Chaque réveil, une renaissance_Camille James Lepellier, Paris.
Mention_Prix Energheia France 2016
Dans le cimetière de Montmartre, le buste frêle et sans vie de Dalida attend ses fleurs. Dos au monde, elle se dresse au milieu de la colline de tombes, son regard vide observe le silence qui comble les avenues. Au loin, on entend les gros corbeaux croasser. Ils jouent aux épouvantails en effrayant les rares passants qui s’aventurent entre les mausolées. Quelque part, comme importé depuis l’extérieur, le temple en verre érigé à la mémoire de Michel Berger germe à travers le goudron. Les pétales roses et blancs semblent intemporels. C’est beau, on se croirait au Japon. Un Japon artificiel emprisonné au milieu des tombeaux gris et rigides de cette France ternie par l’oubli.
Antoine marche devant, un plan à la main. C’est qu’il faut un véritable historien pour se retrouver parmi toutes ses inscriptions effacées. Je le suis, silencieux. Je me sens mal à l’aise, comme étriqué au milieu de ses fausses rues désertes. Une suite de pierres tombales, quelques bustes aux visages étrangers, des fleurs fanées et l’odeur du chlore qu’on utilise pour purifier les lieux. C’est un triste théâtre où les illustres et les grands sont condamnés à trouver le repos. Au-dessus de leurs stèles, un pont de fer vient défigurer le ciel. C’est la ville qui reprend ses droits. Des enfants avancent en hurlant. Ils ne remarquent même plus les ruines et les morts en contre-bas. C’est mercredi. La vie est devant eux.

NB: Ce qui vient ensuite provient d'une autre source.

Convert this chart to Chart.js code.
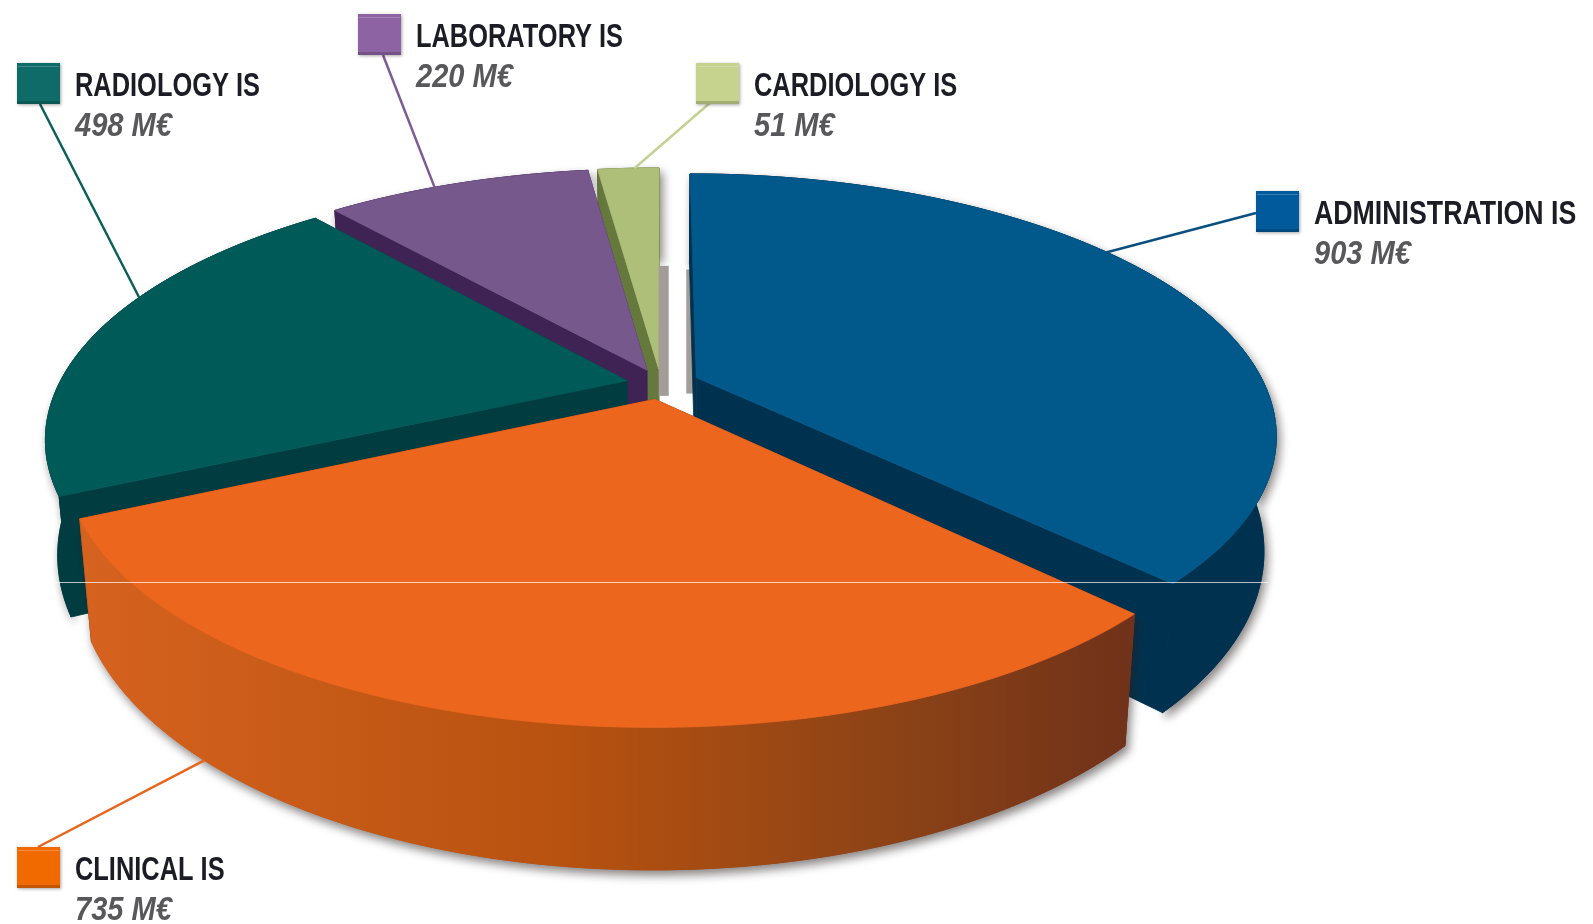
<!DOCTYPE html>
<html>
<head>
<meta charset="utf-8">
<title>IS market</title>
<script src="https://cdn.jsdelivr.net/npm/chart.js@4/dist/chart.umd.min.js"></script>
<style>
    html, body { margin: 0; background: #fff; }
    canvas { display: block; }
</style>
</head>
<body>
<canvas id="pie" width="1593" height="924"></canvas>
<script>
// data
const categories = ['ADMINISTRATION IS', 'CLINICAL IS', 'RADIOLOGY IS', 'LABORATORY IS', 'CARDIOLOGY IS'];
const values = [903, 735, 498, 220, 51];
const unit = 'M€';

// colours per slice
const topColors = ['#00598a', '#ec661e', '#005a58', '#76588c', '#aebf7a'];
const wallColors = ['#00324f', '#b8500f', '#003c40', '#3f2355', '#66793c'];
const swatchColors = ['#005a9c', '#f06a00', '#0e6b68', '#8e63a4', '#c5d38e'];
const leaderColors = ['#0a4f80', '#e8661c', '#0d5f5c', '#7d5b93', '#c3d193'];
const explode = [110, 100, 100, 100, 100];

// label layout: swatch box, leader start on the swatch, where the leader lands on the slice
const swatches = [[1256, 191], [17, 847], [17, 63], [358, 14], [696, 63]];
const leaderFrom = [[1256, 213], [38, 847], [40, 104], [383, 55], [711, 102]];
const leaderFrac = [0.41, 0.79, 0.62, 0.41, 0.6];
const leaderZ = [0, 1, 0, 0, 0];

// fake 3d view of the flat pie
const view = { cx: 661, cy: 384, rx: 568, ry: 250, persp: 0.215, depth: 110 };
const drawOrder = [4, 3, 2, 0, 1];

function project(u, v, z) {
    const f = 1 / (1 - view.persp * v);
    return [
        view.cx + view.rx * u * f * (1 - 0.02 * z),
        view.cy + view.ry * v * f + view.depth * z * f
    ];
}

// slice point in the flat pie -> screen, uses the arc element of chart.js
function arcPoint(arc, angle, r, z) {
    const mid = (arc.startAngle + arc.endAngle) / 2;
    const e = arc.options.offset / 4 / arc.outerRadius;
    return project(Math.cos(angle) * r + Math.cos(mid) * e, Math.sin(angle) * r + Math.sin(mid) * e, z);
}

function edgePoints(arc, z) {
    const pts = [];
    const steps = Math.max(4, Math.ceil((arc.endAngle - arc.startAngle) * 60));
    for (let i = 0; i <= steps; i++) {
        pts.push(arcPoint(arc, arc.startAngle + (arc.endAngle - arc.startAngle) * i / steps, 1, z));
    }
    return pts;
}

function fillPoly(ctx, pts, fill) {
    ctx.beginPath();
    pts.forEach((p, i) => i ? ctx.lineTo(p[0], p[1]) : ctx.moveTo(p[0], p[1]));
    ctx.closePath();
    ctx.fillStyle = fill;
    ctx.strokeStyle = fill;
    ctx.lineWidth = 0.8;
    ctx.fill();
    ctx.stroke();
}

function wallFill(ctx, i) {
    if (i !== 1) return wallColors[i];
    const g = ctx.createLinearGradient(90, 0, 1130, 0);
    g.addColorStop(0, '#d5621e');
    g.addColorStop(0.45, '#b85210');
    g.addColorStop(0.75, '#8f4416');
    g.addColorStop(1, '#70321a');
    return g;
}

function drawSlice(ctx, arc, i) {
    const top = edgePoints(arc, 0);
    const bottom = edgePoints(arc, 1);
    const apexTop = arcPoint(arc, arc.startAngle, 0, 0);
    const apexBottom = arcPoint(arc, arc.startAngle, 0, 1);
    const outer = top.concat(bottom.slice().reverse());

    // shadow pass of the outer wall
    ctx.save();
    ctx.shadowColor = 'rgba(40,30,30,0.55)';
    ctx.shadowBlur = 10;
    ctx.shadowOffsetX = 3;
    ctx.shadowOffsetY = 5;
    fillPoly(ctx, outer, wallFill(ctx, i));
    ctx.restore();

    // cut walls, then the outer wall again so it hides them
    const darkCut = i === 1 ? '#70321a' : wallColors[i];
    fillPoly(ctx, [apexTop, top[0], bottom[0], apexBottom], darkCut);
    fillPoly(ctx, [apexTop, top[top.length - 1], bottom[bottom.length - 1], apexBottom], darkCut);
    fillPoly(ctx, outer, wallFill(ctx, i));

    fillPoly(ctx, [apexTop].concat(top), topColors[i]);
}

// grey shadow strips in the gap between cardiology and administration
function drawGapShadow(ctx, arcs) {
    const a = arcPoint(arcs[4], arcs[4].endAngle, 0, 0);
    const b = arcPoint(arcs[0], arcs[0].startAngle, 0, 0);
    ctx.fillStyle = '#a39d99';
    ctx.fillRect(a[0], a[1] - 103, 10, 130);
    ctx.fillRect(b[0] - 10, b[1] - 108, 10, 124);
}

// condensed look: no narrow face is installed, so squeeze the text
function squeezedText(ctx, text, x, y, sx) {
    ctx.save();
    ctx.translate(x, y);
    ctx.scale(sx, 1);
    ctx.fillText(text, 0, 0);
    ctx.restore();
}

function drawLabels(ctx, arcs) {
    arcs.forEach((arc, i) => {
        const angle = arc.startAngle + (arc.endAngle - arc.startAngle) * leaderFrac[i];
        const end = arcPoint(arc, angle, 1, leaderZ[i]);
        ctx.beginPath();
        ctx.moveTo(leaderFrom[i][0], leaderFrom[i][1]);
        ctx.lineTo(end[0], end[1]);
        ctx.strokeStyle = leaderColors[i];
        ctx.lineWidth = 2.5;
        ctx.stroke();

        const [sx, sy] = swatches[i];
        ctx.save();
        ctx.shadowColor = 'rgba(0,0,0,0.35)';
        ctx.shadowBlur = 3;
        ctx.shadowOffsetX = 1;
        ctx.shadowOffsetY = 1;
        ctx.fillStyle = swatchColors[i];
        ctx.fillRect(sx, sy, 43, 41);
        ctx.restore();
        // little bevel on the swatch
        ctx.fillStyle = 'rgba(255,255,255,0.22)';
        ctx.fillRect(sx + 1, sy + 3, 41, 1);
        ctx.fillStyle = 'rgba(0,0,0,0.18)';
        ctx.fillRect(sx, sy + 38, 43, 3);

        ctx.textBaseline = 'alphabetic';
        ctx.textAlign = 'left';
        ctx.font = 'bold 33px "Liberation Sans", sans-serif';
        ctx.fillStyle = '#1b1c24';
        squeezedText(ctx, categories[i], sx + 58, sy + 33, i === 0 ? 0.81 : 0.77);
        ctx.font = 'italic bold 33px "Liberation Sans", sans-serif';
        ctx.fillStyle = '#58585a';
        squeezedText(ctx, values[i] + ' ' + unit, sx + 58, sy + 73, 0.88);
    });
}

const pie3d = {
    id: 'pie3d',
    beforeDatasetsDraw(chart) {
        const ctx = chart.ctx;
        const arcs = chart.getDatasetMeta(0).data;
        ctx.save();
        drawOrder.slice(0, 3).forEach(i => drawSlice(ctx, arcs[i], i));
        drawGapShadow(ctx, arcs);
        drawOrder.slice(3).forEach(i => drawSlice(ctx, arcs[i], i));
        drawLabels(ctx, arcs);
        // scan seam in the original
        ctx.fillStyle = 'rgba(255,255,255,0.7)';
        ctx.fillRect(52, 582, 1216, 1);
        ctx.restore();
        return false; // flat arcs are replaced by the 3d ones
    }
};

new Chart(document.getElementById('pie'), {
    type: 'pie',
    data: {
        labels: categories,
        datasets: [{
            data: values,
            backgroundColor: topColors,
            offset: explode,
            borderWidth: 0
        }]
    },
    options: {
        responsive: false,
        animation: false,
        plugins: {
            legend: { display: false },
            tooltip: { enabled: false }
        }
    },
    plugins: [pie3d]
});
</script>
</body>
</html>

Il y a quelque chose de malsain à se balader entre les sépultures, à troubler la quiétude des morts en martelant de nos semelles lourdes l’asphalte froid qui les protège du temps qui passe. C’est comme afficher notre condition de vivants à ces carrés froids, à ses squelettes en décomposition. Entre deux recueillements, la vie continue. Harry consulte ses SMS, Occhie ajuste la balance des blancs sur son appareil photo. Et moi, j’essaye de retrouver la sortie en pensant à des choses futiles comme le choix d’alcool qui s’offre à moi en rentrant.
Les disparus se moquent bien de savoir s’ils sont enterrés dans un emplacement premium ou si ceux qui restent après eux penseront à leur rendre visite de temps en temps. Tout ceci, cette surcharge obscène de statues et de caveaux ornés de vitraux, n’est là que pour flatter les vivants. C’est une hypocrisie autour de laquelle toute la société fait consensus. Il faut pleurer nos morts et il faut les honorer. Mais une fois que la vie quitte le corps, l’esprit est déjà loin. Il n’existe plus. Ça ne sert à rien. Nos mémoires sont de suffisantes tombes où ils gagnent déjà leur salut. Les noms sur les pierres tombales s’effacent, nos mémoires aussi.
Harry me regarde avec affection. J’imagine qu’il doit s’inquiéter de son propre sort. Il doit songer constamment aux morts, à ceux qu’il a perdu et à ceux qu’il va perdre. Je pense à eux aussi. Je transporte un cimetière sous ma peau. Je n’ai pas besoin de pèlerinage pour leur rendre visite. Je n’ai qu’à fermer les yeux et je les entends. Un rire, un sourire, un écho. La mort ne me quitte jamais. Elle m’accompagne, amie fidèle, jusqu’à ce que moi aussi, je m’abandonne à ses bras pour m’y endormir paisiblement.
J’imagine que quand on est plus proche de la fin, notre regard sur le monde et la vie change. Combien d’années, combien de morts faut-il survivre pour apprendre à vivre ? Chaque nuit est un nouvel adieu. Chaque réveil, une renaissance.
La maladie est un flirt, une valse qui s’accélère avec la mort. Je le sais, je le sens dans mes veines chaque jour un peu plus fort. Une vieillesse accélérée des organes, une maturité forcée de l’esprit pour rattraper le temps perdu quand le corps dégénère, se dégrade. Je ne suis pas encore mort.